29 maggio 2016

L'ultimo della lista

Fettine di Coppa: la finale di Champions

Come al solito, la sua esultanza è solitaria
E' stato di gran lunga il peggiore in campo - Torres, perlomeno, ha procurato ai suoi un calcio di rigore -, ma poi era l'ultimo nella lista e ha avuto la fortuna di calciare il penalty decisivo. Un'esecuzione perfetta (peraltro Oblak non era riuscito nemmeno a sfiorare l'ipotesi di una parata su quelli precedenti), e così lui può prendersi il centro della scena, dopo che per centoventi minuti e rotti era stato semplicemente ridicolo. Ridicolo il gol del due a zero che si mangiava cercando una giocata da far venire giù lo stadio. Ridicoli alcuni stop mancati su palloni alti (non altissimi) e lunghi (non lunghissimi), roba da giocatorini di periferia. 

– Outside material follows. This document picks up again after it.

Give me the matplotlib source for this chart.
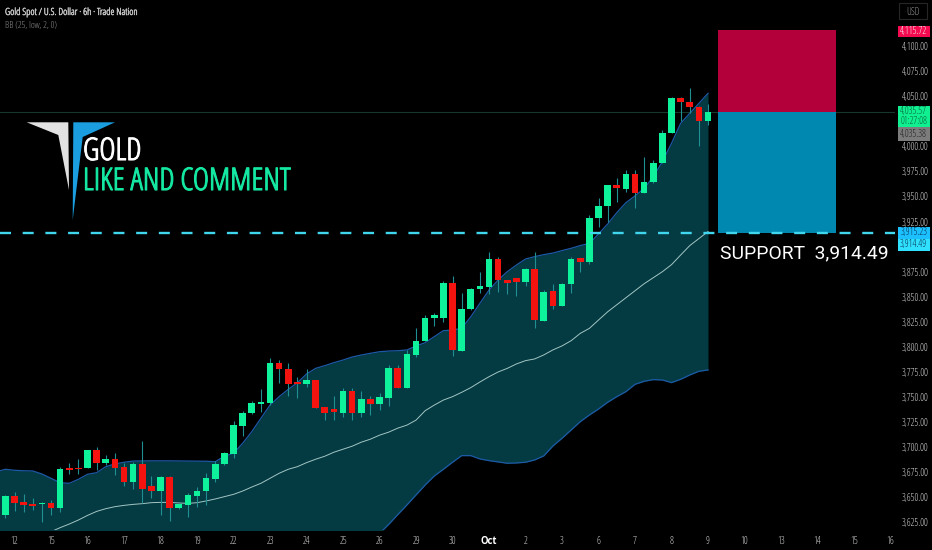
import numpy as np
import matplotlib
matplotlib.use("Agg")
import matplotlib.pyplot as plt
import matplotlib.patheffects as pe
from matplotlib.patches import Rectangle, Polygon

plt.rcParams['font.family'] = ['Open Sans', 'DejaVu Sans']
plt.rcParams['font.stretch'] = 'condensed'

opens = [3632.4,3651.4,3645.4,3643.4,3643.4,3644.7,3639.4,3678.9,3679.6,3678.9,3696.9,3683.9,3688.6,3680.2,3665.3,3682.9,3661.0,3656.3,3670.0,3639.4,
         3642.1,3651.4,3656.0,3668.6,3683.2,3693.2,3720.8,3733.8,3743.4,3744.4,3783.6,3778.0,3765.0,3763.0,3767.0,3739.7,3737.8,3734.4,3756.0,3733.8,
         3747.7,3743.0,3749.4,3779.0,3759.4,3792.0,3805.9,3828.8,3829.0,3863.4,3796.2,3837.5,3857.4,3860.0,3887.3,3866.7,3868.3,3864.7,3878.0,3825.8,
         3856.0,3840.8,3862.4,3888.3,3885.0,3928.2,3940.5,3961.1,3957.4,3972.1,3953.1,3964.7,3983.4,4012.9,4047.8,4044.2,4039.5,4025.2]
closes = [3651.4,3644.7,3642.4,3641.4,3644.7,3639.4,3678.6,3676.9,3678.3,3696.9,3683.9,3688.2,3679.6,3665.3,3682.9,3658.0,3656.7,3670.3,3639.4,3643.4,
          3652.0,3656.7,3669.3,3683.2,3694.2,3721.8,3734.4,3744.4,3745.4,3783.6,3777.6,3763.0,3763.0,3767.3,3739.4,3733.8,3734.8,3756.0,3733.8,3747.7,
          3743.0,3749.7,3778.6,3759.4,3792.9,3806.2,3828.8,3831.8,3863.4,3796.9,3837.8,3857.4,3860.7,3887.3,3866.7,3864.0,3864.7,3878.0,3826.8,3854.4,
          3840.8,3862.7,3888.0,3885.0,3928.2,3940.8,3961.1,3958.1,3972.1,3953.1,3964.4,3983.4,4013.6,4047.8,4044.2,4039.5,4025.2,4033.9]
highs = [3652.0,3655.7,3653.0,3649.0,3645.0,3647.4,3680.6,3683.9,3687.9,3697.0,3700.5,3691.9,3693.9,3684.6,3685.6,3706.5,3671.3,3671.0,3671.3,3644.7,
         3654.0,3660.0,3674.0,3686.6,3695.5,3725.8,3735.8,3746.0,3758.0,3789.3,3787.0,3783.6,3769.6,3778.0,3767.5,3740.0,3751.0,3759.4,3759.4,3756.4,
         3751.0,3753.7,3782.0,3782.0,3796.9,3818.5,3831.8,3833.5,3866.0,3870.7,3853.4,3858.4,3874.3,3894.3,3890.0,3867.0,3868.5,3878.5,3895.0,3856.7,
         3862.7,3864.0,3890.0,3889.0,3931.5,3948.1,3961.5,3968.0,3976.4,3976.4,3989.0,3986.4,4016.3,4048.8,4048.8,4057.8,4040.2,4042.2]
lows = [3629.0,3636.4,3635.0,3637.4,3625.1,3632.4,3635.7,3673.3,3673.0,3678.9,3677.3,3682.2,3672.3,3661.3,3658.3,3644.0,3649.7,3632.4,3626.4,3638.7,
        3630.7,3640.7,3642.4,3665.6,3682.2,3688.9,3711.2,3733.0,3734.8,3742.0,3764.3,3751.0,3749.4,3760.3,3738.7,3727.0,3727.0,3730.4,3727.0,3730.4,
        3732.0,3737.0,3741.0,3759.0,3759.0,3790.3,3805.6,3820.8,3824.5,3791.3,3796.0,3837.0,3853.4,3852.7,3855.0,3852.7,3851.0,3861.0,3818.5,3825.6,
        3837.4,3840.5,3853.4,3875.0,3883.0,3919.9,3924.9,3944.8,3954.8,3938.8,3953.0,3963.0,3983.0,4012.8,4025.2,4033.5,4000.6,4021.2]
# bands start one bar before the first visible candle
bb_upper = [3675.5,3678,3677,3676.5,3676.3,3673.3,3669,3664.6,3664,3668,3673,3674.6,3680.6,3683.3,3685,3686.2,3686.3,3686.4,3686.4,3686.4,3686.3,
            3686.2,3686.1,3686,3685.6,3691,3693.9,3703.9,3715.5,3728.8,3742,3750.4,3757.7,3764.3,3773,3778.6,3781.3,3784.3,3786.9,3789.9,3791.9,
            3793.6,3795.2,3795.9,3796.2,3796.9,3800.9,3804.2,3810.2,3816.2,3816.8,3818.5,3830,3843.4,3856.7,3866.7,3875,3881.6,3887.6,3890,3892,
            3893.6,3896,3898.3,3901,3903.2,3912.6,3922.5,3933.8,3943.8,3950.5,3958,3969.7,3984.7,4003,4022.9,4032.9,4042.8,4052.8]
bb_middle = [np.nan]*6 + [3615.8,3619.8,3623.4,3627.4,3632,3636,3638.7,3640.7,3642,3643,3643.7,3644.7,3645,3645,3644.4,
             3644,3644.7,3646.4,3648.4,3650.7,3653,3656.3,3660.3,3664,3669,3674,3678,3680.6,3684.6,3688,3691,3695,3698,3701,3705,
             3708,3712,3715,3719,3722,3727,3736.4,3742,3747,3750.4,3754.7,3759.4,3765,3770.3,3775,3778.6,3783,3786.3,3788,3792,
             3797,3801,3806.2,3813.5,3818.5,3826.8,3835,3842,3849,3856,3863,3869,3875,3882,3891.6,3901,3908,3915]
bb_lower = [np.nan]*42 + [3614,3623,3632.8,3642.4,3652.4,3662.3,3671.3,3678,3685,3691.6,3691.6,3688.3,3686.6,3685.3,3684,3684.3,3685,3687.3,3691.3,
            3701.2,3708.9,3717.2,3725.5,3732.1,3738.1,3744.8,3750.4,3755.4,3762.7,3765.7,3767.4,3767,3764.4,3767.7,3772,3775.7,3777]

date_positions = [1 + 4*k for k in range(25)]
date_labels = ['12','15','16','17','18','19','22','23','24','25','26','29','30','Oct','2','3','6','7','8','9','10','13','14','15','16']
price_ticks = [4100,4075,4050,4000,3975,3950,3925,3875,3850,3825,3800,3775,3750,3725,3700,3675,3650,3625]

last_line = 4034.0
support_line = 3913.3
risk_top = 4115.72
pos_start, pos_end = 78.1, 91.0

UP, DOWN = '#0ff29c', '#f5130f'
WICK = '#1f8f92'

fig = plt.figure(figsize=(9.32, 5.5), dpi=100, facecolor='black')
ax = fig.add_axes([0, 20/550, 895/932, 530/550], facecolor='black')
ax.set_xlim((0-5.4)/9.125, (895-5.4)/9.125)
ax.set_ylim(4100-(530-46)*0.997, 4100+46*0.997)
ybot = ax.get_ylim()[0]

idx = np.arange(len(opens))
band_idx = np.arange(-1, len(opens))
o, c, h, l = map(np.array, (opens, closes, highs, lows))
up, mid, lo = np.array(bb_upper), np.array(bb_middle), np.array(bb_lower)

ax.fill_between(band_idx, up, np.where(np.isnan(lo), ybot-5, lo), color='#043a42', lw=0, zorder=1)
ax.plot(band_idx, up, color='#1c5aa6', lw=0.9, zorder=2)
ax.plot(band_idx, lo, color='#1c5aa6', lw=0.9, zorder=2)
ax.plot(band_idx, mid, color='#a2c6c4', lw=0.7, zorder=2)
ax.axhline(last_line, color='#17382e', lw=0.8, zorder=1.5)

ax.vlines(idx, l, h, color=WICK, lw=0.8, zorder=3)
colors = [UP if cc >= oo else DOWN for oo, cc in zip(o, c)]
bot = np.minimum(o, c)
ht = np.maximum(np.abs(c-o), 1.0)
ax.bar(idx, ht, bottom=bot, width=0.72, color=colors, lw=0, zorder=4)

ax.add_patch(Rectangle((pos_start, last_line), pos_end-pos_start, risk_top-last_line, color='#b4003a', lw=0, zorder=5))
ax.add_patch(Rectangle((pos_start, support_line), pos_end-pos_start, last_line-support_line, color='#0088b0', lw=0, zorder=5))
ax.axhline(support_line, color='#3fd6ee', lw=1.7, linestyle=(0, (4.66, 4.95)), dash_capstyle='butt', zorder=6)

for s in ax.spines.values():
    s.set_visible(False)
ax.set_xticks(date_positions)
ax.set_xticklabels(date_labels, fontsize=6.9, color='#d4d4d4')
ax.get_xticklabels()[13].set_color('white')
ax.get_xticklabels()[13].set_fontweight('bold')
ax.yaxis.tick_right()
ax.set_yticks(price_ticks)
ax.set_yticklabels([f"{p:,.2f}" for p in price_ticks], fontsize=6.9, color='#d4d4d4')
ax.tick_params(axis='both', length=0)
ax.tick_params(axis='x', pad=4.5)
ax.tick_params(axis='y', pad=5)

ov = fig.add_axes([0, 0, 1, 1], facecolor='none')
ov.set_xlim(0, 932); ov.set_ylim(550, 0); ov.axis('off')

def thick(color, w):
    return [pe.withStroke(linewidth=w, foreground=color)]

ov.text(5, 12.5, 'Gold Spot / U.S. Dollar · 6h · Trade Nation', color='#c8c8c8', fontsize=7.1, va='center',
        path_effects=thick('#c8c8c8', 0.3))
ov.text(5, 25.5, 'BB (25, low, 2, 0)', color='#8f8f8f', fontsize=6.8, va='center')

ov.add_patch(Polygon([(26.7,122.3),(68.3,122.3),(69,190),(58.3,135)], color='#e2e2e2', lw=0))
ov.add_patch(Polygon([(73.3,122.3),(115,122.3),(82.7,137),(72.7,220)], color='#1a9ee0', lw=0))
ov.text(83, 152, 'GOLD', color='white', fontsize=22.4, va='center', ha='left', path_effects=thick('white', 0.8))
ov.text(83, 182, 'LIKE AND COMMENT', color='#14e8a2', fontsize=22.4, va='center', ha='left', path_effects=thick('#14e8a2', 0.8))
ov.text(720, 253.5, 'SUPPORT  3,914.49', color='white', fontsize=13.9, family='Roboto', stretch='normal', va='center', ha='left')

tags = [(26, 37, '#f50a50', '#f4f4f4', '4,115.72'),
        (106, 116.5, '#10f090', '#06603c', '4,035.57'),
        (116.5, 127, '#10f090', '#06603c', '01:27:08'),
        (127, 141, '#7c7c7c', '#222222', '4,035.38'),
        (227.3, 238.7, '#1cc0ff', '#063050', '3,915.23'),
        (238.7, 251, '#30e0ff', '#063050', '3,914.49')]
for y0, y1, fc, tc, txt in tags:
    ov.add_patch(Rectangle((897.5, y0), 32.5, y1-y0, color=fc, lw=0))
    ov.text(913.7, (y0+y1)/2, txt, color=tc, fontsize=6.9, ha='center', va='center')

ov.add_patch(Rectangle((898.5, 2.5), 28, 16, fc='black', ec='#262626', lw=0.8))
ov.text(912.5, 12.5, 'USD', color='#9a9a9a', fontsize=6.9, ha='center', va='center')

fig.savefig('out.png', dpi=100, facecolor='black')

Naturalmente, ogni errore veniva giustificato da chissà quali malanni: non si sa appunto quali, ma il telecronista italiano non ha fatto che sottolineare la precaria condizione di Cristiano. "Zoppica vistosamente", "non sta bene", è al "cinquanta", al "quaranta", al "trenta" per cento. "Cammina". Un corno. Quando Benzema si è lanciato in contropiede verso lo spreco, Cristiano ha prodotto una corsa di sessanta metri a cento all'ora, sperando di andare a raccogliere un assist o una respinta del portiere, una palla sporca, un rimbalzo fortunato. Uno sprint di quel tipo nessun atleta al mondo condizionato da guai muscolari se lo potrebbe permettere. O forse - ed è la vulgata preferita dai media e dagli sponsor - lui è un atleta davvero bionico.

Il penalty storico

Così, oggi, sulle prime pagine di tutti i giornali del mondo c'è lui. Lui, che era scomparso dalle partite di CL dopo il ritorno dei quarti al Bernabéu, tre gol facili facili al povero Wolfsburg. Questa, alla fine, la distribuzione delle sue abbuffate: cinque reti allo Shakhtar nel girone preliminare; sei al Malmö nel girone preliminare; nessuno al PSG nel girone preliminare. Due alla derelitta Roma negli ottavi, tre al Wolfsburg nei quarti, come già detto; nessuno al City in semifinale. Nessuno in finale. Tre soli gol decisivi in una stagione e tutti nella stessa partita, insieme al penalty di San Siro (che però resterà escluso dalle sue fenomenali statistiche).

Bilancio del Real: quattordici finali disputate nella maggiore competizione d'Europa, e undici vinte. Spesso grazie ai buoni auspici di Eupalla e ad arbitraggi tutt'altro che sfavorevoli, pur se onestamente condotti - come ieri sera: il gol di Ramos era in fuorigioco; ai Blancos è stato risparmiato almeno un rosso (Ramos), forse due (Pepe), e manca un altro enorme rigore all'Atlético. Bilancio dell'Atlético: tre finali di Coppa dei campioni, tutte e tre buttate nella spazzatura. Per demeriti propri, in parte. Come che sia: destino ingrato.

I Colchoneros si caricano per l'ultimo inutile assalto alla coppa

I super-club continuano a dominare la scena, non sembra esserci più spazio in Europa per le outsider. Al massimo raggiungono la finale - l'Atlético due volte, la Juve un anno fa, il Dortmund tre anni fa. Oltre, non vanno. L'albo d'oro sta diventando un catalogo celebrativo della smodata ricchezza: Bayern, Real, Barcellona, Real l'ultima sequenza. Prima o poi torneranno anche le inglesi, e prima o poi arriverà anche il PSG. Si dica quel che si vuole: la Coppa dei campioni aveva un fascino calcisticamente superiore. Questa coppa è soprattutto spettacolo televisivo. Tante partite inutili a introdurre un finale che è sempre più scontato, nonostante tutto. E che porta ulteriore risorse a chi ne ha già in sovrabbondanza.